Urban Agriculture and Food Security. It should be a priority of the city to create access to sustainable locally grown food for low-income communities. There are a number of great urban agriculture examples in San Francisco and in the Bay, but they are small, underfunded, and dependent on volunteers. The city needs to be able to reach the scale necessary to ensure real food security and healthy food for low-income communities. The idea would be to take the Alemany Farm model to a larger scale, looking, for example, at underutilized school properties and other underused sites.

Restoration programs. Working with Rec & Park staff, a jobs program could help restore the city’s open spaces (from neighborhood parks to McLaren Park to the golf courses), focusing on both restoration of native habitat and ecosystems, and food production.

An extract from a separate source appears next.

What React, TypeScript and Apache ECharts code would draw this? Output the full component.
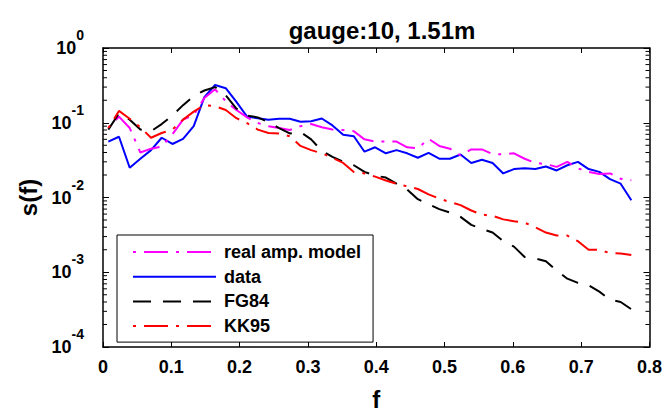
import React, { useEffect, useRef } from "react";
import * as echarts from "echarts";

const FONT = "'Liberation Sans', Arial, Helvetica, sans-serif";

const freq = [
  0.0078, 0.0234, 0.0391, 0.0547, 0.0703, 0.0859, 0.1016, 0.1172, 0.1328, 0.1484,
  0.1641, 0.1797, 0.1953, 0.2109, 0.2266, 0.2422, 0.2578, 0.2734, 0.2891, 0.3047,
  0.3203, 0.3359, 0.3516, 0.3672, 0.3828, 0.3984, 0.4141, 0.4297, 0.4453, 0.4609,
  0.4766, 0.4922, 0.5078, 0.5234, 0.5391, 0.5547, 0.5703, 0.5859, 0.6016, 0.6172,
  0.6328, 0.6484, 0.6641, 0.6797, 0.6953, 0.7109, 0.7266, 0.7422, 0.7578, 0.7734,
];

const realAmpModel = [
  0.085, 0.121, 0.085, 0.040, 0.045, 0.048, 0.070, 0.11, 0.127, 0.214,
  0.28, 0.194, 0.148, 0.118, 0.099, 0.09, 0.085, 0.08, 0.09, 0.096,
  0.087, 0.081, 0.08, 0.077, 0.06, 0.056, 0.056, 0.056, 0.047, 0.0455,
  0.061, 0.049, 0.045, 0.0365, 0.044, 0.044, 0.038, 0.038, 0.039, 0.033,
  0.029, 0.028, 0.0257, 0.030, 0.0245, 0.022, 0.0206, 0.021, 0.0178, 0.017,
];

const dataSeries = [
  0.056, 0.065, 0.025, 0.033, 0.043, 0.063, 0.052, 0.061, 0.09, 0.22,
  0.32, 0.29, 0.19, 0.121, 0.115, 0.11, 0.113, 0.113, 0.103, 0.105,
  0.114, 0.092, 0.069, 0.066, 0.041, 0.047, 0.039, 0.043, 0.039, 0.034,
  0.0395, 0.033, 0.033, 0.0376, 0.029, 0.032, 0.029, 0.021, 0.024, 0.0247,
  0.024, 0.026, 0.023, 0.027, 0.030, 0.024, 0.022, 0.0176, 0.0153, 0.0092,
];

const fg84 = [
  0.081, 0.134, 0.11, 0.081, 0.077, 0.096, 0.125, 0.172, 0.228, 0.27,
  0.30, 0.232, 0.155, 0.125, 0.118, 0.102, 0.085, 0.072, 0.075, 0.06,
  0.042, 0.035, 0.030, 0.027, 0.022, 0.0196, 0.0185, 0.0153, 0.0128, 0.0095,
  0.0081, 0.007, 0.0063, 0.0055, 0.0043, 0.0038, 0.0034, 0.0026, 0.0022, 0.0016,
  0.00153, 0.0014, 0.00105, 0.00082, 0.00072, 0.00067, 0.00055, 0.00043, 0.0004, 0.00032,
];

const kk95 = [
  0.085, 0.144, 0.113, 0.087, 0.063, 0.073, 0.081, 0.11, 0.141, 0.172,
  0.167, 0.148, 0.115, 0.099, 0.081, 0.073, 0.072, 0.066, 0.049, 0.043,
  0.039, 0.034, 0.029, 0.022, 0.021, 0.019, 0.0169, 0.0153, 0.0141, 0.013,
  0.011, 0.0097, 0.0087, 0.0079, 0.0067, 0.0059, 0.0057, 0.0051, 0.0048, 0.0046,
  0.004, 0.0034, 0.0031, 0.0031, 0.0026, 0.002, 0.002, 0.0018, 0.00178, 0.0017,
];

const seriesNames = ["real amp. model", "data", "FG84", "KK95"];
const decades = [1e-4, 1e-3, 1e-2, 1e-1];
const minorMultipliers = [2, 3, 4, 5, 6, 7, 8, 9];

const zip = (ys: number[]) => freq.map((f, i) => [f, ys[i]]);

export default function App() {
  const ref = useRef<HTMLDivElement>(null);
  useEffect(() => {
    if (!ref.current) return;
    const chart = echarts.init(ref.current, undefined, { renderer: "svg" });
    const minorTicks: number[][] = [];
    decades.forEach((d) => minorMultipliers.forEach((m) => minorTicks.push([0, d * m])));

    const axisLine = { show: true, onZero: false, lineStyle: { color: "#000", width: 1.5 } };
    const nameStyle = { fontSize: 24, fontWeight: "bold", color: "#000", fontFamily: FONT };
    const dashDot = [24, 8, 3, 8];

    const option: any = {
      animation: false,
      textStyle: { fontFamily: FONT },
      title: {
        text: "gauge:10, 1.51m",
        left: 377,
        top: 13,
        textAlign: "center",
        textStyle: { fontSize: 24, fontWeight: "bold", color: "#000", fontFamily: FONT },
      },
      grid: { left: 103, right: 14, top: 48, bottom: 61 },
      legend: {
        data: seriesNames,
        orient: "vertical",
        left: 117,
        top: 235,
        backgroundColor: "#fff",
        borderColor: "#000",
        borderWidth: 1,
        borderRadius: 0,
        padding: [8, 12, 7, 15],
        itemWidth: 83,
        itemHeight: 18,
        itemGap: 6.7,
        selectedMode: false,
        itemStyle: { opacity: 0 },
        textStyle: { fontSize: 18, fontWeight: "bold", color: "#000", fontFamily: FONT, padding: [0, 0, 0, 3] },
      },
      xAxis: [
        {
          type: "value",
          min: 0,
          max: 0.8,
          interval: 0.1,
          position: "bottom",
          axisLine,
          axisTick: { show: true, inside: true, length: 5, lineStyle: { color: "#000", width: 1 } },
          axisLabel: { fontSize: 18, fontWeight: "bold", color: "#000", margin: 11, fontFamily: FONT },
          splitLine: { show: false },
          name: "f",
          nameLocation: "middle",
          nameGap: 40,
          nameTextStyle: nameStyle,
        },
        {
          type: "value",
          min: 0,
          max: 0.8,
          interval: 0.1,
          position: "top",
          axisLine,
          axisTick: { show: true, inside: true, length: 5, lineStyle: { color: "#000", width: 1 } },
          axisLabel: { show: false },
          splitLine: { show: false },
        },
      ],
      yAxis: [
        {
          type: "log",
          logBase: 10,
          min: 1e-4,
          max: 1,
          interval: 1,
          position: "left",
          axisLine,
          axisTick: { show: true, inside: true, length: 6, lineStyle: { color: "#000", width: 1 } },
          axisLabel: {
            margin: 19,
            formatter: (v: number) => `{b|10}{s|${Math.round(Math.log10(v))}}`,
            rich: {
              b: { fontSize: 18, fontWeight: "bold", color: "#000", fontFamily: FONT, lineHeight: 40 },
              s: { fontSize: 14, fontWeight: "bold", color: "#000", fontFamily: FONT, lineHeight: 14, verticalAlign: "top" },
            },
          },
          splitLine: { show: false },
          name: "s(f)",
          nameLocation: "middle",
          nameGap: 61,
          nameRotate: 90,
          nameTextStyle: nameStyle,
        },
        {
          type: "log",
          logBase: 10,
          min: 1e-4,
          max: 1,
          interval: 1,
          position: "right",
          axisLine,
          axisTick: { show: true, inside: true, length: 6, lineStyle: { color: "#000", width: 1 } },
          axisLabel: { show: false },
          splitLine: { show: false },
        },
      ],
      series: [
        {
          name: "data",
          type: "line",
          data: zip(dataSeries),
          symbol: "none",
          lineStyle: { color: "#0000FF", width: 2 },
          itemStyle: { color: "#0000FF" },
          z: 3,
        },
        {
          name: "real amp. model",
          type: "line",
          data: zip(realAmpModel),
          symbol: "none",
          lineStyle: { color: "#FF00FF", width: 2, type: dashDot, dashOffset: 32 },
          itemStyle: { color: "#FF00FF" },
          z: 3,
        },
        {
          name: "FG84",
          type: "line",
          data: zip(fg84),
          symbol: "none",
          lineStyle: { color: "#000000", width: 2, type: [18, 12] },
          itemStyle: { color: "#000000" },
          z: 3,
        },
        {
          name: "KK95",
          type: "line",
          data: zip(kk95),
          symbol: "none",
          lineStyle: { color: "#FF0000", width: 2, type: dashDot, dashOffset: 32 },
          itemStyle: { color: "#FF0000" },
          z: 3,
        },
        {
          name: "minorTicks",
          type: "custom",
          silent: true,
          xAxisIndex: 0,
          yAxisIndex: 0,
          data: minorTicks,
          renderItem: (params: any, api: any) => {
            const y = api.coord([0, api.value(1)])[1];
            const cs = params.coordSys;
            return {
              type: "group",
              children: [
                { type: "line", shape: { x1: cs.x, y1: y, x2: cs.x + 4, y2: y }, style: { stroke: "#000", lineWidth: 1 } },
                {
                  type: "line",
                  shape: { x1: cs.x + cs.width - 4, y1: y, x2: cs.x + cs.width, y2: y },
                  style: { stroke: "#000", lineWidth: 1 },
                },
              ],
            };
          },
          z: 5,
        },
      ],
    };
    chart.setOption(option);
    return () => chart.dispose();
  }, []);
  return <div ref={ref} style={{ position: "absolute", left: 0, top: 0, width: 665, height: 416 }} />;
}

Stormwater retention. One of the largest sources of water pollution to streams and rivers, and the San Francisco Bay Delta, that is devastating our fisheries and environment are the pulses of pesticides, fertilizers, fungicides and cleaning solvents carried by rainstorms from homes and gardens. Emissions from solvents and chemical materials contribute to air pollution. Lead in old paint and other heavy metals contribute to soil and water contamination. A jobs program could work with the PUC goals to develop bioremediation programs, create permeable paving, cisterns, etc., as well as recreating wetlands along Bay edge, to help recharge Bay waters.

Energy Efficiency. Similarly, workers could be organized and trained to do energy audits, caulking and weather stripping. Non-profit organizations could direct home owners to these trained workers and assist home owners in taking advantage of federal rebate programs for weatherization. See Energy Efficiency section below.

Cultural Work. “Green Jobs” need to be reframed as socially useful jobs, including important arts and cultural work that strengthen the social fabric of the city and support one of San Francisco’s key strengths: its cultural economy. See Cultural Economy section below.